_Work instructions_:
Reproduce, character for character, the lines below from the first through the one with "456, 473, 207]". Leave pictures out.
——————————
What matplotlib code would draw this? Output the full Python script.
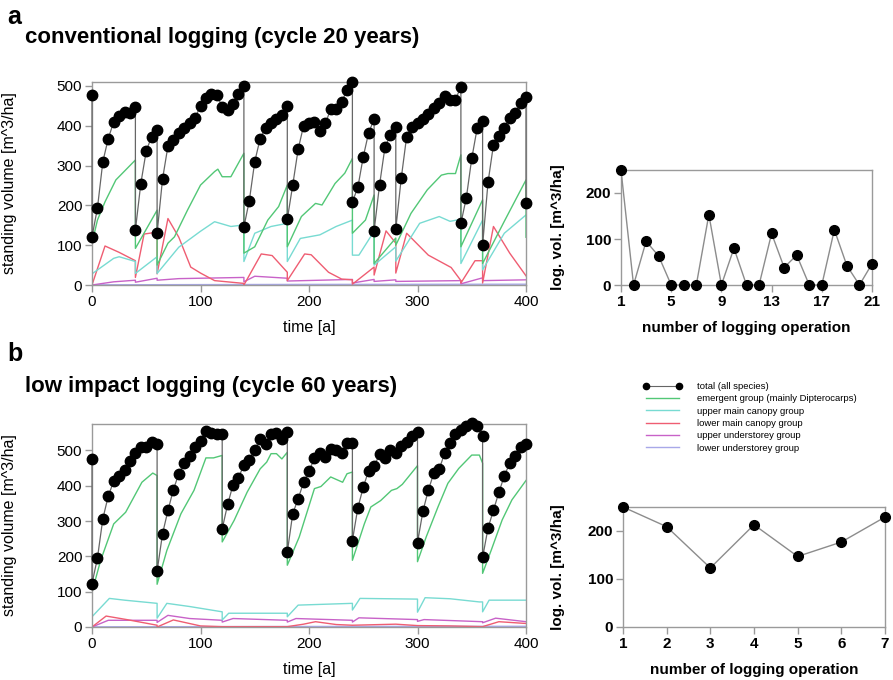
import matplotlib
matplotlib.use("Agg")
import matplotlib.pyplot as plt
from matplotlib.lines import Line2D

plt.rcParams['font.family'] = ['Liberation Sans', 'DejaVu Sans']

# ---- panel a: conventional logging, total volume (dots every 5 years, before/after logging)
a_tot_t = [0, 0, 5, 10, 15, 20, 25, 30, 35, 40, 40, 45, 50, 55, 60, 60,
           65, 70, 75, 80, 85, 90, 95, 100, 105, 110, 115, 120, 125, 130, 135, 140, 140,
           145, 150, 155, 160, 165, 170, 175, 180, 180,
           185, 190, 195, 200, 205, 210, 215, 220, 225, 230, 235, 240, 240,
           245, 250, 255, 260, 260, 265, 270, 275, 280, 280,
           285, 290, 295, 300, 305, 310, 315, 320, 325, 330, 335, 340, 340,
           345, 350, 355, 360, 360, 365, 370, 375, 380, 385, 390, 395, 400, 400]
a_tot_v = [477, 121, 193, 310, 368, 410, 425, 435, 433, 448, 138, 255, 337, 373, 390, 130,
           266, 349, 364, 381, 394, 408, 420, 450, 471, 481, 477, 448, 440, 454, 481, 500, 146,
           212, 310, 368, 395, 408, 416, 427, 450, 165,
           251, 341, 400, 406, 410, 388, 406, 441, 441, 459, 490, 511, 209,
           245, 322, 383, 416, 136, 251, 346, 377, 396, 141,
           268, 373, 396, 408, 418, 430, 445, 456, 475, 466, 466, 498, 155,
           219, 318, 394, 413, 100, 258, 352, 374, 394, 420, 431, 456, 473, 207]

a_em_t = [0, 0, 5, 12, 22, 31, 40, 40, 60, 60, 70, 76, 88, 100, 113, 116, 120, 128, 140, 140,
          150, 162, 172, 180, 180, 193, 206, 212, 224, 233, 240, 240, 252, 260, 260, 280, 280,
          294, 309, 322, 328, 335, 340, 340, 360, 360, 380, 400, 400]
a_em_v = [400, 105, 163, 209, 264, 289, 314, 92, 188, 50, 105, 121, 188, 251, 285, 291, 272, 272, 331, 80,
          96, 163, 197, 251, 96, 172, 205, 201, 255, 281, 318, 130, 163, 226, 54, 118, 100,
          180, 239, 276, 280, 280, 327, 96, 214, 54, 160, 264, 120]

a_up_t = [0, 20, 25, 40, 40, 60, 60, 80, 100, 113, 128, 140, 140, 150, 165, 180, 180, 192, 210, 225,
          240, 240, 246, 260, 260, 280, 280, 302, 320, 330, 340, 340, 360, 360, 380, 400]
a_up_v = [28, 67, 71, 59, 29, 71, 29, 95, 135, 159, 147, 151, 59, 130, 147, 155, 59, 117, 126, 147,
          163, 75, 75, 135, 50, 96, 60, 155, 172, 160, 165, 54, 163, 38, 130, 176]

a_lo_t = [0, 12, 25, 40, 40, 48, 58, 60, 60, 70, 80, 91, 100, 113, 140, 140, 156, 166, 180, 180,
          196, 202, 218, 230, 240, 240, 260, 260, 271, 280, 280, 290, 310, 331, 340, 340,
          353, 360, 360, 370, 385, 400]
a_lo_v = [0, 98, 82, 61, 19, 128, 132, 120, 28, 167, 120, 45, 30, 11, 4, 0, 78, 74, 32, 11,
          78, 76, 32, 15, 13, 2, 45, 25, 136, 105, 30, 130, 75, 44, 11, 5,
          61, 61, 5, 147, 80, 23]

a_uu_t = [0, 20, 40, 40, 60, 60, 80, 140, 140, 150, 180, 180, 240, 240, 260, 260, 280, 280,
          340, 340, 360, 360, 400]
a_uu_v = [0, 8, 12, 7, 17, 12, 16, 19, 8, 22, 17, 10, 14, 5, 14, 9, 13, 9,
          11, 3, 18, 11, 13]

a_lu_t = [0, 200, 400]
a_lu_v = [0.5, 1.5, 2]

# ---- panel a: logging volume per operation
a_ops = list(range(1, 22))
a_logvol = [250, 0, 95, 63, 0, 0, 0, 153, 0, 80, 0, 0, 112, 38, 65, 0, 0, 120, 42, 0, 46]

# ---- panel b: low impact logging
b_tot_t = [0, 0, 5, 10, 15, 20, 25, 30, 35, 40, 45, 50, 55, 60, 60,
           65, 70, 75, 80, 85, 90, 95, 100, 105, 110, 115, 120, 120,
           125, 130, 135, 140, 145, 150, 155, 160, 165, 170, 175, 180, 180,
           185, 190, 195, 200, 205, 210, 215, 220, 225, 230, 235, 240, 240,
           245, 250, 255, 260, 265, 270, 275, 280, 285, 290, 295, 300, 300,
           305, 310, 315, 320, 325, 330, 335, 340, 345, 350, 355, 360, 360,
           365, 370, 375, 380, 385, 390, 395, 400]
b_tot_v = [476, 123, 195, 307, 371, 413, 429, 445, 469, 492, 509, 511, 525, 517, 158,
           264, 330, 389, 434, 464, 483, 511, 528, 554, 549, 547, 547, 278,
           347, 403, 423, 459, 472, 502, 533, 519, 547, 550, 533, 552, 212,
           321, 363, 410, 441, 478, 492, 481, 505, 502, 492, 521, 521, 245,
           337, 396, 443, 455, 489, 479, 502, 492, 514, 524, 540, 552, 239,
           328, 388, 435, 447, 492, 522, 546, 558, 570, 577, 570, 541, 197,
           280, 331, 381, 428, 464, 485, 511, 517]

b_em_t = [0, 0, 8, 20, 31, 46, 56, 60, 60, 69, 82, 94, 105, 112, 120, 120,
          131, 143, 155, 161, 165, 170, 175, 180, 180, 191, 205, 211, 220, 231, 235, 240, 240,
          251, 257, 266, 276, 281, 286, 300, 300, 308, 319, 328, 338, 350, 357, 360, 360,
          368, 378, 387, 400]
b_em_v = [396, 99, 189, 292, 325, 410, 436, 429, 121, 217, 321, 387, 479, 479, 486, 241,
          302, 382, 448, 467, 491, 491, 476, 495, 175, 255, 392, 398, 425, 410, 434, 439, 189,
          292, 340, 358, 387, 392, 404, 457, 185, 255, 341, 407, 449, 487, 487, 464, 152,
          218, 303, 360, 415]

b_up_t = [0, 16, 30, 60, 60, 69, 90, 120, 120, 126, 180, 180, 190, 240, 240, 247,
          300, 300, 307, 330, 357, 360, 360, 366, 400]
b_up_v = [29, 81, 76, 67, 25, 67, 58, 43, 20, 39, 39, 29, 62, 67, 48, 81,
          79, 42, 83, 80, 71, 71, 43, 76, 76]

b_lo_t = [0, 13, 32, 60, 60, 75, 100, 120, 180, 195, 206, 225, 240, 280, 300, 330, 360, 375, 400]
b_lo_v = [0, 31, 21, 5, 0, 20, 3, 1, 1, 8, 15, 7, 5, 8, 4, 3, 1, 15, 10]

b_uu_t = [0, 15, 60, 60, 70, 90, 120, 120, 130, 180, 180, 188, 240, 240, 246,
          300, 300, 306, 360, 360, 372, 400]
b_uu_v = [0, 19, 19, 13, 33, 24, 19, 14, 24, 19, 14, 24, 19, 14, 26,
          21, 16, 21, 15, 12, 25, 15]

b_lu_t = [0, 200, 400]
b_lu_v = [0.5, 1.5, 2]

b_ops = list(range(1, 8))
b_logvol = [250, 209, 123, 213, 147, 177, 229]

legend_labels = ["total (all species)", "emergent group (mainly Dipterocarps)",
                 "upper main canopy group", "lower main canopy group",
                 "upper understorey group", "lower understorey group"]

c_em = '#52c776'
c_up = '#78dbd2'
c_lo = '#ef5d72'
c_uu = '#c862c8'
c_lu = '#a8a8e8'
c_tot = '#666666'
c_frame = '#9a9a9a'


def style_axes(ax, bold=False):
    for s in ax.spines.values():
        s.set_color(c_frame)
        s.set_linewidth(1.0)
    ax.tick_params(direction='out', length=5, width=1, color=c_frame,
                   labelsize=11, pad=2)
    if bold:
        for lab in ax.get_xticklabels() + ax.get_yticklabels():
            lab.set_fontweight('bold')


def draw_main(ax, groups, tot_t, tot_v, ymax):
    for t, v, c in groups:
        ax.plot(t, v, color=c, lw=1.0)
    ax.plot(tot_t, tot_v, color=c_tot, lw=0.9, marker='o', ms=7.5,
            mfc='black', mec='black', clip_on=False, zorder=3)
    ax.set_xlim(0, 400)
    ax.set_ylim(0, ymax)
    ax.set_xticks([0, 100, 200, 300, 400])
    ax.set_yticks([0, 100, 200, 300, 400, 500])
    style_axes(ax)
    ax.set_xlabel("time [a]", fontsize=11.5)
    ax.set_ylabel("standing volume [m^3/ha]", fontsize=11.5)
    ax.xaxis.set_label_coords(0.5, -0.17)
    ax.yaxis.set_label_coords(-0.173, 0.5)


def draw_ops(ax, ops, vols, ticks):
    ax.plot(ops, vols, color='#8c8c8c', lw=1.0, marker='o', ms=7,
            mfc='black', mec='black', clip_on=False, zorder=3)
    ax.set_xlim(ops[0], ops[-1])
    ax.set_ylim(0, 250)
    ax.set_xticks(ticks)
    ax.set_yticks([0, 100, 200])
    style_axes(ax, bold=True)
    ax.set_xlabel("number of logging operation", fontsize=11, fontweight='bold')
    ax.set_ylabel("log. vol. [m^3/ha]", fontsize=11, fontweight='bold')


fig = plt.figure(figsize=(8.93, 6.80), dpi=100)
W, H = 893.0, 680.0


def box(l, r, t, b):
    return [l / W, 1 - b / H, (r - l) / W, (b - t) / H]


ax1 = fig.add_axes(box(92, 526, 82, 285))
draw_main(ax1, [(a_lu_t, a_lu_v, c_lu), (a_uu_t, a_uu_v, c_uu), (a_lo_t, a_lo_v, c_lo),
                (a_up_t, a_up_v, c_up), (a_em_t, a_em_v, c_em)], a_tot_t, a_tot_v, 510)

ax2 = fig.add_axes(box(621, 872, 170, 285))
draw_ops(ax2, a_ops, a_logvol, [1, 5, 9, 13, 17, 21])
ax2.xaxis.set_label_coords(0.5, -0.31)
ax2.yaxis.set_label_coords(-0.223, 0.5)

ax3 = fig.add_axes(box(92, 526, 424, 627))
draw_main(ax3, [(b_lu_t, b_lu_v, c_lu), (b_uu_t, b_uu_v, c_uu), (b_lo_t, b_lo_v, c_lo),
                (b_up_t, b_up_v, c_up), (b_em_t, b_em_v, c_em)], b_tot_t, b_tot_v, 575)

ax4 = fig.add_axes(box(623, 885, 507, 627))
draw_ops(ax4, b_ops, b_logvol, list(range(1, 8)))
ax4.xaxis.set_label_coords(0.5, -0.30)
ax4.yaxis.set_label_coords(-0.221, 0.5)

fig.text(7 / W, 1 - 24 / H, "a", fontsize=18, fontweight='bold', va='baseline')
fig.text(25 / W, 1 - 43 / H, "conventional logging (cycle 20 years)", fontsize=16,
         fontweight='bold', va='baseline')
fig.text(7 / W, 1 - 361 / H, "b", fontsize=18, fontweight='bold', va='baseline')
fig.text(25 / W, 1 - 392 / H, "low impact logging (cycle 60 years)", fontsize=16,
         fontweight='bold', va='baseline')

handles = [Line2D([], [], color=c_tot, lw=0.8, marker='o', ms=4.5, mfc='black', mec='black'),
           Line2D([], [], color=c_em, lw=1.0),
           Line2D([], [], color=c_up, lw=1.0),
           Line2D([], [], color=c_lo, lw=1.0),
           Line2D([], [], color=c_uu, lw=1.0),
           Line2D([], [], color=c_lu, lw=1.0)]
fig.legend(handles, legend_labels, loc='upper left', bbox_to_anchor=(643 / W, 1 - 382 / H),
           frameon=False, fontsize=6.8, numpoints=2, handlelength=4.1, handletextpad=1.6,
           labelspacing=0.35, borderpad=0, borderaxespad=0)

fig.savefig("out.png", dpi=100)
——————————
_Exercise solution_:
What matplotlib code would draw this? Output the full Python script.
import matplotlib
matplotlib.use("Agg")
import matplotlib.pyplot as plt
from matplotlib.lines import Line2D

plt.rcParams['font.family'] = ['Liberation Sans', 'DejaVu Sans']

# ---- panel a: conventional logging, total volume (dots every 5 years, before/after logging)
a_tot_t = [0, 0, 5, 10, 15, 20, 25, 30, 35, 40, 40, 45, 50, 55, 60, 60,
           65, 70, 75, 80, 85, 90, 95, 100, 105, 110, 115, 120, 125, 130, 135, 140, 140,
           145, 150, 155, 160, 165, 170, 175, 180, 180,
           185, 190, 195, 200, 205, 210, 215, 220, 225, 230, 235, 240, 240,
           245, 250, 255, 260, 260, 265, 270, 275, 280, 280,
           285, 290, 295, 300, 305, 310, 315, 320, 325, 330, 335, 340, 340,
           345, 350, 355, 360, 360, 365, 370, 375, 380, 385, 390, 395, 400, 400]
a_tot_v = [477, 121, 193, 310, 368, 410, 425, 435, 433, 448, 138, 255, 337, 373, 390, 130,
           266, 349, 364, 381, 394, 408, 420, 450, 471, 481, 477, 448, 440, 454, 481, 500, 146,
           212, 310, 368, 395, 408, 416, 427, 450, 165,
           251, 341, 400, 406, 410, 388, 406, 441, 441, 459, 490, 511, 209,
           245, 322, 383, 416, 136, 251, 346, 377, 396, 141,
           268, 373, 396, 408, 418, 430, 445, 456, 475, 466, 466, 498, 155,
           219, 318, 394, 413, 100, 258, 352, 374, 394, 420, 431, 456, 473, 207]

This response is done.